Stooping to Our Loftiness

The most beautiful stories always start with wreckage. {Jack London}

Jonah is the strangest character. Any notion of the noble prophet thundering God's message evaporates as soon as our story begins. The book of Jonah, whatever else it might be, is a comedy. Jonah stands as a blight on the prophetic lineage. I imagine Elisha, Jeremiah or Elijah at the gatherings of the guild, raising motions to have Jonah's credentials revoked. We know Jonah's story so well because of his failure, because of his resistance. Because he ran. Those three days in the fish's belly were the marks of disaster, not triumph.

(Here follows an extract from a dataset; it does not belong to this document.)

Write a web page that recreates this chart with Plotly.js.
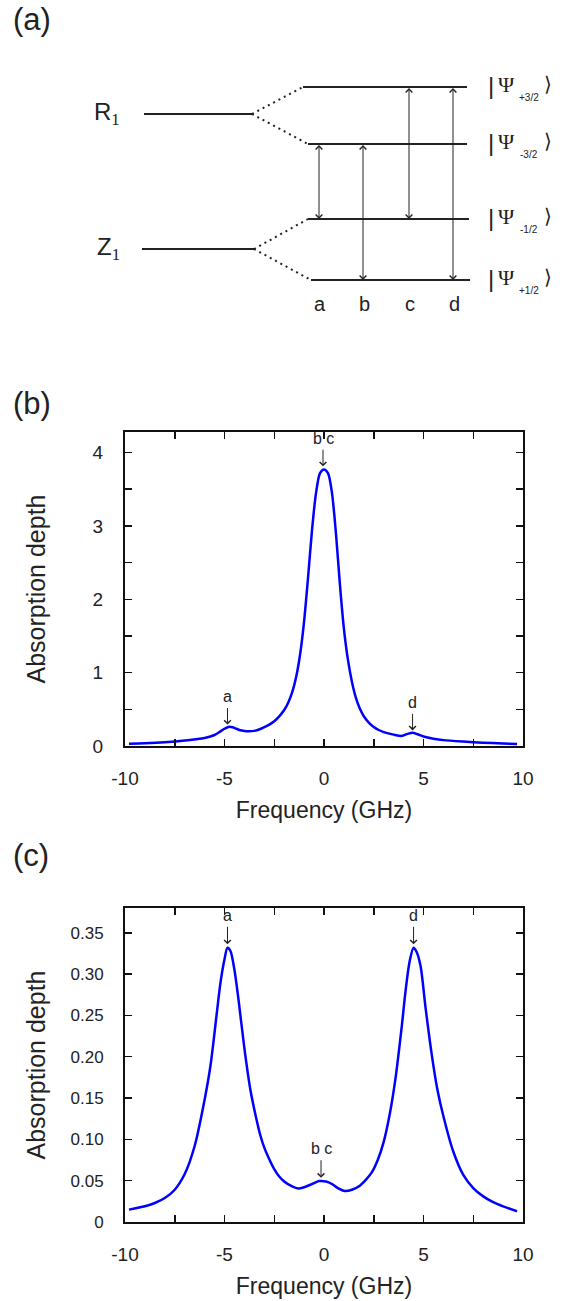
<!DOCTYPE html>
<html>
<head>
<meta charset="utf-8">
<script src="https://cdn.plot.ly/plotly-3.0.1.min.js"></script>
<style>html,body{margin:0;padding:0;background:#fff;}#chart{width:569px;height:1301px;}</style>
</head>
<body>
<div id="chart"></div>
<script>
// ---------------- DATA ----------------
// Panel (b): absorption depth vs frequency
const freqB = [-9.8,-9,-8,-7,-6,-5.5,-5.2,-5,-4.8,-4.6,-4.4,-4.2,-4,-3.8,-3.5,-3.2,-3,-2.75,-2.5,-2.25,-2,-1.8,-1.6,-1.4,-1.2,-1,-0.8,-0.6,-0.4,-0.2,0,0.2,0.4,0.6,0.8,1,1.2,1.4,1.6,1.8,2,2.25,2.5,2.75,3,3.5,3.9,4.2,4.45,4.7,5,5.5,6,7,8,9,9.7];
const absB  = [0.03,0.036,0.05,0.074,0.11,0.15,0.2,0.235,0.26,0.255,0.235,0.215,0.205,0.2,0.206,0.232,0.258,0.292,0.338,0.405,0.49,0.59,0.73,0.94,1.25,1.7,2.3,2.95,3.45,3.72,3.77,3.72,3.45,2.9,2.2,1.6,1.18,0.88,0.66,0.51,0.405,0.32,0.26,0.218,0.19,0.155,0.138,0.165,0.18,0.16,0.13,0.1,0.08,0.06,0.045,0.035,0.027];
// Panel (c)
const freqC = [-9.8,-9,-8.5,-8,-7.5,-7,-6.5,-6,-5.7,-5.4,-5.2,-5,-4.85,-4.7,-4.5,-4.3,-4,-3.7,-3.4,-3.2,-3,-2.75,-2.5,-2.25,-2,-1.6,-1.3,-1,-0.6,-0.25,0.1,0.4,0.7,1.05,1.4,1.8,2.1,2.4,2.7,3,3.3,3.6,3.9,4.1,4.3,4.5,4.65,4.85,5.1,5.4,5.7,6,6.5,7,7.5,8,8.5,9,9.7];
const absC  = [0.015,0.019,0.023,0.029,0.039,0.058,0.092,0.148,0.19,0.25,0.29,0.318,0.332,0.328,0.305,0.27,0.21,0.16,0.125,0.105,0.09,0.076,0.064,0.055,0.049,0.043,0.0405,0.042,0.046,0.0495,0.049,0.046,0.041,0.0375,0.039,0.044,0.051,0.06,0.075,0.097,0.13,0.175,0.235,0.28,0.315,0.332,0.327,0.31,0.26,0.205,0.16,0.128,0.085,0.057,0.041,0.031,0.024,0.019,0.013];

// Peak labels (transition letters) on the spectra
const peakTextB = ['a','b c','d'];
const peakXB    = [-4.85, -0.05, 4.45];
const peakYB    = [0.26, 3.78, 0.18];
const peakTextC = ['a','b c','d'];
const peakXC    = [-4.85, -0.15, 4.5];
const peakYC    = [0.333, 0.0505, 0.333];

// Axis ticks
const xTickVals = [-10,-7.5,-5,-2.5,0,2.5,5,7.5,10];
const xTickText = ['-10','','-5','','0','','5','','10'];
const yTickValsB = [0,0.5,1,1.5,2,2.5,3,3.5,4];
const yTickTextB = ['0','','1','','2','','3','','4'];
const yTickValsC = [0,0.05,0.1,0.15,0.2,0.25,0.3,0.35];
const yTickTextC = ['0','0.05','0.10','0.15','0.20','0.25','0.30','0.35'];

// Panel (a): energy level scheme
const multiplets   = ['R','Z'];
const multipletSub = ['1','1'];
const stateNames   = ['+3/2','-3/2','-1/2','+1/2'];
const stateParent  = [0,0,1,1];
const transLabels  = ['a','b','c','d'];
const transUpper   = [1,1,0,0];   // index into stateNames
const transLower   = [2,3,2,3];

// ---------------- DIAGRAM GEOMETRY (panel a, in px of the diagram area) ----------------
const geo = {
  multY: [114, 249], multX0: [144, 142], multX1: [252, 254],
  stateY: [87, 144, 219, 280], stateX0: [303, 308, 308, 311], stateX1: [467, 467, 469, 470],
  transX: [319, 363, 409, 453], transLabelY: 304
};

const FONT = 'Liberation Sans, Arial, Helvetica, sans-serif';
const SERIF = 'Liberation Serif, Times New Roman, serif';
const TXT = '#222';

const traces = [];
const annotations = [];

// --- panel (a) traces
for (let i = 0; i < multiplets.length; i++) {
  traces.push({x:[geo.multX0[i], geo.multX1[i]], y:[geo.multY[i], geo.multY[i]], xaxis:'x3', yaxis:'y3',
    mode:'lines', line:{color:'#222', width:2}, hoverinfo:'skip', showlegend:false});
  annotations.push({xref:'x3', yref:'y3', x: 122, y: geo.multY[i] - 1, xanchor:'right', yanchor:'middle',
    text: multiplets[i] + '<span style="font-family:' + SERIF + '"><sub>' + multipletSub[i] + '</sub></span>',
    showarrow:false, font:{family:FONT, size:24, color:TXT}});
}
for (let j = 0; j < stateNames.length; j++) {
  const p = stateParent[j];
  traces.push({x:[geo.multX1[p], geo.stateX0[j]], y:[geo.multY[p], geo.stateY[j]], xaxis:'x3', yaxis:'y3',
    mode:'lines', line:{color:'#222', width:2, dash:'2px,4px'}, hoverinfo:'skip', showlegend:false});
  traces.push({x:[geo.stateX0[j], geo.stateX1[j]], y:[geo.stateY[j], geo.stateY[j]], xaxis:'x3', yaxis:'y3',
    mode:'lines', line:{color:'#222', width:2}, hoverinfo:'skip', showlegend:false});
  // ket label |Ψ_m>
  const yk = geo.stateY[j] - 2;
  annotations.push({xref:'x3', yref:'y3', x: 491, y: yk, xanchor:'center', yanchor:'middle', showarrow:false,
    text:'|', font:{family:FONT, size:24, color:TXT}});
  annotations.push({xref:'x3', yref:'y3', x: 506, y: yk-1, xanchor:'center', yanchor:'middle', showarrow:false,
    text:'Ψ', font:{family:SERIF, size:22, color:TXT}});
  annotations.push({xref:'x3', yref:'y3', x: 529, y: yk+12, xanchor:'center', yanchor:'middle', showarrow:false,
    text: stateNames[j], font:{family:FONT, size:10, color:TXT}});
  annotations.push({xref:'x3', yref:'y3', x: 548, y: yk-1, xanchor:'center', yanchor:'middle', showarrow:false,
    text:'⟩', font:{family:SERIF, size:20, color:TXT}});
}
const ARROW_TXT = ' ';
const ARROW_FONT = {family:FONT, size:1, color:'rgba(0,0,0,0)'};
for (let k = 0; k < transLabels.length; k++) {
  const xt = geo.transX[k];
  annotations.push({xref:'x3', yref:'y3', axref:'x3', ayref:'y3', x: xt, y: geo.stateY[transLower[k]],
    ax: xt, ay: geo.stateY[transUpper[k]], text:ARROW_TXT, font:ARROW_FONT, borderpad:0, showarrow:true, arrowside:'end+start',
    arrowhead:4, startarrowhead:4, arrowsize:1.3, startarrowsize:1.3, arrowwidth:1, arrowcolor:'#222',
    standoff:0, startstandoff:0});
  annotations.push({xref:'x3', yref:'y3', x: xt + 1, y: geo.transLabelY, xanchor:'center', yanchor:'middle',
    showarrow:false, text: transLabels[k], font:{family:FONT, size:20, color:TXT}});
}

// --- spectra
traces.push({x: freqB, y: absB, xaxis:'x', yaxis:'y', mode:'lines',
  line:{color:'#0000ff', width:2.5, shape:'spline', smoothing:0.8}, hoverinfo:'skip', showlegend:false});
traces.push({x: freqC, y: absC, xaxis:'x2', yaxis:'y2', mode:'lines',
  line:{color:'#0000ff', width:2.5, shape:'spline', smoothing:0.8}, hoverinfo:'skip', showlegend:false});

function peakMarks(texts, xs, ys, xr, yr, span) {
  for (let i = 0; i < texts.length; i++) {
    annotations.push({xref:xr, yref:yr, axref:xr, ayref:yr, x: xs[i], y: ys[i] + span*0.02,
      ax: xs[i], ay: ys[i] + span*0.17, text:ARROW_TXT, font:ARROW_FONT, borderpad:0, showarrow:true, arrowhead:4, arrowsize:1.3,
      arrowwidth:1, arrowcolor:'#222', standoff:0});
    annotations.push({xref:xr, yref:yr, x: xs[i], y: ys[i] + span*0.17, xanchor:'center', yanchor:'bottom',
      showarrow:false, text: texts[i], font:{family:FONT, size:16, color:TXT}});
  }
}
peakMarks(peakTextB, peakXB, peakYB, 'x', 'y', 1.6);
peakMarks(peakTextC, peakXC, peakYC, 'x2', 'y2', 0.15);

// panel letters
const panelLetters = ['(a)','(b)','(c)'];
const panelLetterY = [20, 404, 855];
for (let i = 0; i < 3; i++) {
  annotations.push({xref:'paper', yref:'paper', x: 11/569, y: 1 - panelLetterY[i]/1301, xanchor:'left', yanchor:'middle',
    showarrow:false, text: panelLetters[i], font:{family:FONT, size:31, color:TXT}});
}

const W = 569, H = 1301;
function xax(domainPx) {
  return {domain:[domainPx[0]/W, domainPx[1]/W], range:[-10,10], tickvals:xTickVals, ticktext:xTickText,
    ticks:'inside', ticklen:7, tickwidth:1.5, tickcolor:'#111', showline:true, linewidth:2, linecolor:'#111',
    mirror:'ticks', showgrid:false, zeroline:false, ticklabelstandoff:14,
    tickfont:{family:FONT, size:19, color:TXT},
    title:{text:'Frequency (GHz)', font:{family:FONT, size:23, color:TXT}, standoff:14}};
}
function yax(domainPx, range, tv, tt, sz, standoff) {
  return {domain:[1-domainPx[1]/H, 1-domainPx[0]/H], range:range, tickvals:tv, ticktext:tt,
    ticks:'inside', ticklen:7, tickwidth:1.5, tickcolor:'#111', showline:true, linewidth:2, linecolor:'#111',
    mirror:'ticks', showgrid:false, zeroline:false, ticklabelstandoff:16,
    tickfont:{family:FONT, size:sz, color:TXT},
    title:{text:'Absorption depth', font:{family:FONT, size:25, color:TXT}, standoff:standoff}};
}

const layout = {
  width: W, height: H, margin:{l:0, r:0, t:0, b:0}, paper_bgcolor:'#fff', plot_bgcolor:'#fff',
  showlegend:false,
  xaxis: Object.assign(xax([125,523]), {anchor:'y'}),
  yaxis: Object.assign(yax([432,746], [0,4.28], yTickValsB, yTickTextB, 19, 40), {anchor:'x'}),
  xaxis2: Object.assign(xax([125,523]), {anchor:'y2'}),
  yaxis2: Object.assign(yax([908,1222], [0,0.38], yTickValsC, yTickTextC, 17, 18), {anchor:'x2'}),
  xaxis3: {domain:[0,1], range:[0,569], visible:false, fixedrange:true, anchor:'y3'},
  yaxis3: {domain:[1-320/H,1], range:[320,0], visible:false, fixedrange:true, anchor:'x3'},
  annotations: annotations
};

Plotly.newPlot('chart', traces, layout, {staticPlot:true, displayModeBar:false});
</script>
</body>
</html>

Yet most often, we read the foibles of our favorite Biblical characters as if their prime purpose is to cajole us to do better. We should not run like the prophet. We should not deny like Peter. We should not doubt like Thomas. We should not surrender to sexual escapades like David or Solomon or so many, many others. We should not grumble like Israel or be a total disaster like those Corinthians who are to this day the poster children for all that can go wrong in the church.

In other words, we often read the Bible as if it's attempting to tell us that we should be better than almost every character found in its pages. Put that way, it's nearly impossible to say (at least with a straight face) that I'll have any better luck. ;

However, the Bible's first intent is not to provide morals (though it provides some along the way). Rather, the Bible narrates a story. In this story (as with any good story), there is good and evil, hope and ruin, love lost and love found. In this story, God engages humanity. God loves. And God wishes for us to love in return. As we all know, however, love is nothing if not messy. Love takes circuitous paths. Love requires risk. ;

Apparently, love required God to hurl a ferocious wind at a ship while a prophet slumbered (in soul and body) amid the cargo stashed deep in the bowels. This storm threatening to splinter the ship and drown them all was a strange mercy. It was God engaging Jonah on Jonah's terms. If Jonah wanted to run, then he could run. God would not stop him; but God, with all the fury of love, would meet Jonah on the open waters.

As Jacques Ellul said, "God's action is infinitely…subtle and complex. God is personally involved in the drama. He is not just the omnipotent God doing as he wills in heaven and earth. [God] stoops to man's loftiness. As he wrestled with Jacob at the ford of Jabbok, so he wrestles as an equal with Jonah."

It's too small a narrative to think that God merely wants us to do better. God desires to gather up the scattered pieces of our wreckage and pull them back together, creating a new and beautiful story.

2 Replies to “Stooping to Our Loftiness”

  1. Thanks for the simplicity and clarity in your writing. Beauty from ashes seems to be God’s way in us. I am grateful.